- **Aim**
Extract each line of the material that follows exactly and omit its pictures.

- **Data provided**
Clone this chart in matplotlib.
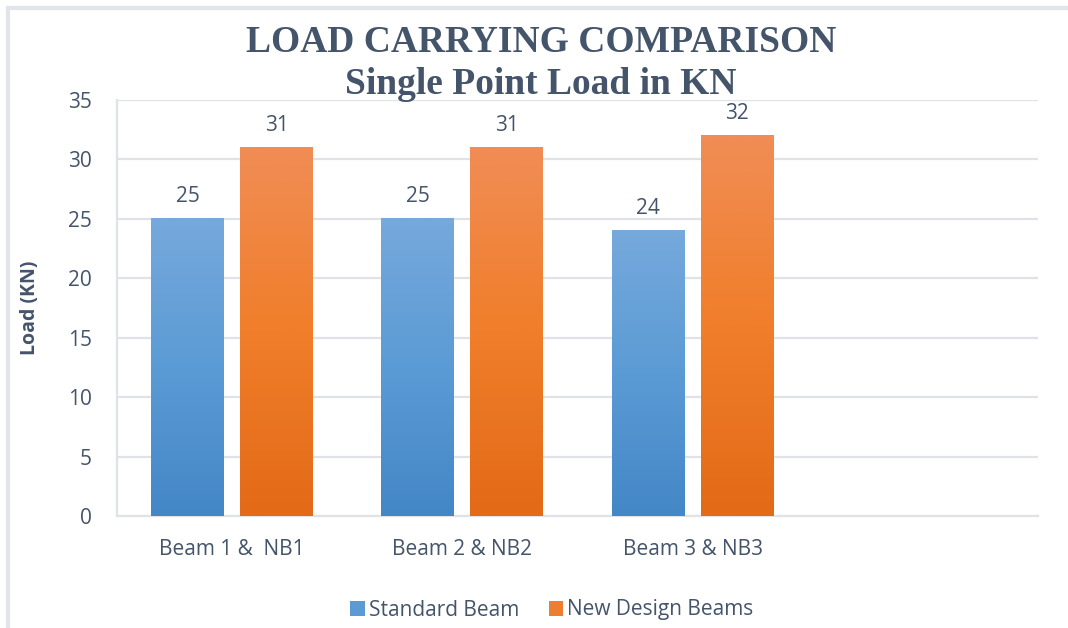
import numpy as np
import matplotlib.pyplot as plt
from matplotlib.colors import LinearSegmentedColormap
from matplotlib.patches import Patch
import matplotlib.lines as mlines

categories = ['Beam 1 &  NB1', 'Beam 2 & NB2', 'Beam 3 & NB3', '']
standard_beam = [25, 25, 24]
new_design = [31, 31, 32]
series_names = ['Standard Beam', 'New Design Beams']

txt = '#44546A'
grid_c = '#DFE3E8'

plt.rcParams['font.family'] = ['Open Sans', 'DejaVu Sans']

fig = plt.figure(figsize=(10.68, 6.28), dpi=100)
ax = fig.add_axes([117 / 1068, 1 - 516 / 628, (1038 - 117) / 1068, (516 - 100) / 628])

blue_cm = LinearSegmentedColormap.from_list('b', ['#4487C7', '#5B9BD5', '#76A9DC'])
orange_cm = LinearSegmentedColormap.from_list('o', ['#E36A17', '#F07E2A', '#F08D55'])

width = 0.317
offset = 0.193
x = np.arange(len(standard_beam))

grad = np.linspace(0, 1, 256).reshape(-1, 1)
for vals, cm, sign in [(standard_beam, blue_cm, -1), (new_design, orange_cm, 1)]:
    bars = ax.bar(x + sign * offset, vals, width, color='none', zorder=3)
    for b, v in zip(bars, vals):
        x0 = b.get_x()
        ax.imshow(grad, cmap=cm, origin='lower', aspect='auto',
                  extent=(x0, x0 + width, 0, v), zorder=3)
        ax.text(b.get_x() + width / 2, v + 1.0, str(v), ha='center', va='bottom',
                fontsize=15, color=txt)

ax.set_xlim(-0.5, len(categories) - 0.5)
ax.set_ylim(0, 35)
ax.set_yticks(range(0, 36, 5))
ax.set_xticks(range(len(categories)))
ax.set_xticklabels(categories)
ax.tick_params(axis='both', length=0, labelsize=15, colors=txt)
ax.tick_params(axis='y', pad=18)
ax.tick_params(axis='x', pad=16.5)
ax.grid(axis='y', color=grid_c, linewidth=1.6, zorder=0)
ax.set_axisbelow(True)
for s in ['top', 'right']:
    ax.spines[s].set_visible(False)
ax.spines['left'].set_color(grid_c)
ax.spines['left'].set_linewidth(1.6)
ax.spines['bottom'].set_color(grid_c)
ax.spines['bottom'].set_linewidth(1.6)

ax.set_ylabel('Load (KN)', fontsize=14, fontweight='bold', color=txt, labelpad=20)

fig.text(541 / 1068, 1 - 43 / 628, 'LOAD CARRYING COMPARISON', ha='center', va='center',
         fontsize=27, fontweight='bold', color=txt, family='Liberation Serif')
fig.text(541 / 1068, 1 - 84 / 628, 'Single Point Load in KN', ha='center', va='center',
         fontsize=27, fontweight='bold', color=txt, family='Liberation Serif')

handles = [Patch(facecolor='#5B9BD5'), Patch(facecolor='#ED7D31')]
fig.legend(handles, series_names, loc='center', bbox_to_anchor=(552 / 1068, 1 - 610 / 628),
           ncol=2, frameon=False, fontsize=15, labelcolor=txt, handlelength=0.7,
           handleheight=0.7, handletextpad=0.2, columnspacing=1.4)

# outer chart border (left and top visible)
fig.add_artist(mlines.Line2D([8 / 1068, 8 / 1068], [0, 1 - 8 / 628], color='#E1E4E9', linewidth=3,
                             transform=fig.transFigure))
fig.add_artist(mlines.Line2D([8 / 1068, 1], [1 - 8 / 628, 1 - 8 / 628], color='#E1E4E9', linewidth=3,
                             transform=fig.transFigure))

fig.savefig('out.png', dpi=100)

- **Answer for this exercise**
Clone this chart in matplotlib.
import numpy as np
import matplotlib.pyplot as plt
from matplotlib.colors import LinearSegmentedColormap
from matplotlib.patches import Patch
import matplotlib.lines as mlines

categories = ['Beam 1 &  NB1', 'Beam 2 & NB2', 'Beam 3 & NB3', '']
standard_beam = [25, 25, 24]
new_design = [31, 31, 32]
series_names = ['Standard Beam', 'New Design Beams']

txt = '#44546A'
grid_c = '#DFE3E8'

plt.rcParams['font.family'] = ['Open Sans', 'DejaVu Sans']

fig = plt.figure(figsize=(10.68, 6.28), dpi=100)
ax = fig.add_axes([117 / 1068, 1 - 516 / 628, (1038 - 117) / 1068, (516 - 100) / 628])

blue_cm = LinearSegmentedColormap.from_list('b', ['#4487C7', '#5B9BD5', '#76A9DC'])
orange_cm = LinearSegmentedColormap.from_list('o', ['#E36A17', '#F07E2A', '#F08D55'])

width = 0.317
offset = 0.193
x = np.arange(len(standard_beam))

grad = np.linspace(0, 1, 256).reshape(-1, 1)
for vals, cm, sign in [(standard_beam, blue_cm, -1), (new_design, orange_cm, 1)]:
    bars = ax.bar(x + sign * offset, vals, width, color='none', zorder=3)
    for b, v in zip(bars, vals):
        x0 = b.get_x()
        ax.imshow(grad, cmap=cm, origin='lower', aspect='auto',
                  extent=(x0, x0 + width, 0, v), zorder=3)
        ax.text(b.get_x() + width / 2, v + 1.0, str(v), ha='center', va='bottom',
                fontsize=15, color=txt)

ax.set_xlim(-0.5, len(categories) - 0.5)
ax.set_ylim(0, 35)
ax.set_yticks(range(0, 36, 5))
ax.set_xticks(range(len(categories)))
ax.set_xticklabels(categories)
ax.tick_params(axis='both', length=0, labelsize=15, colors=txt)
ax.tick_params(axis='y', pad=18)
ax.tick_params(axis='x', pad=16.5)
ax.grid(axis='y', color=grid_c, linewidth=1.6, zorder=0)
ax.set_axisbelow(True)
for s in ['top', 'right']:
    ax.spines[s].set_visible(False)
ax.spines['left'].set_color(grid_c)
ax.spines['left'].set_linewidth(1.6)
ax.spines['bottom'].set_color(grid_c)
ax.spines['bottom'].set_linewidth(1.6)

ax.set_ylabel('Load (KN)', fontsize=14, fontweight='bold', color=txt, labelpad=20)

fig.text(541 / 1068, 1 - 43 / 628, 'LOAD CARRYING COMPARISON', ha='center', va='center',
         fontsize=27, fontweight='bold', color=txt, family='Liberation Serif')
fig.text(541 / 1068, 1 - 84 / 628, 'Single Point Load in KN', ha='center', va='center',
         fontsize=27, fontweight='bold', color=txt, family='Liberation Serif')

handles = [Patch(facecolor='#5B9BD5'), Patch(facecolor='#ED7D31')]
fig.legend(handles, series_names, loc='center', bbox_to_anchor=(552 / 1068, 1 - 610 / 628),
           ncol=2, frameon=False, fontsize=15, labelcolor=txt, handlelength=0.7,
           handleheight=0.7, handletextpad=0.2, columnspacing=1.4)

# outer chart border (left and top visible)
fig.add_artist(mlines.Line2D([8 / 1068, 8 / 1068], [0, 1 - 8 / 628], color='#E1E4E9', linewidth=3,
                             transform=fig.transFigure))
fig.add_artist(mlines.Line2D([8 / 1068, 1], [1 - 8 / 628, 1 - 8 / 628], color='#E1E4E9', linewidth=3,
                             transform=fig.transFigure))

fig.savefig('out.png', dpi=100)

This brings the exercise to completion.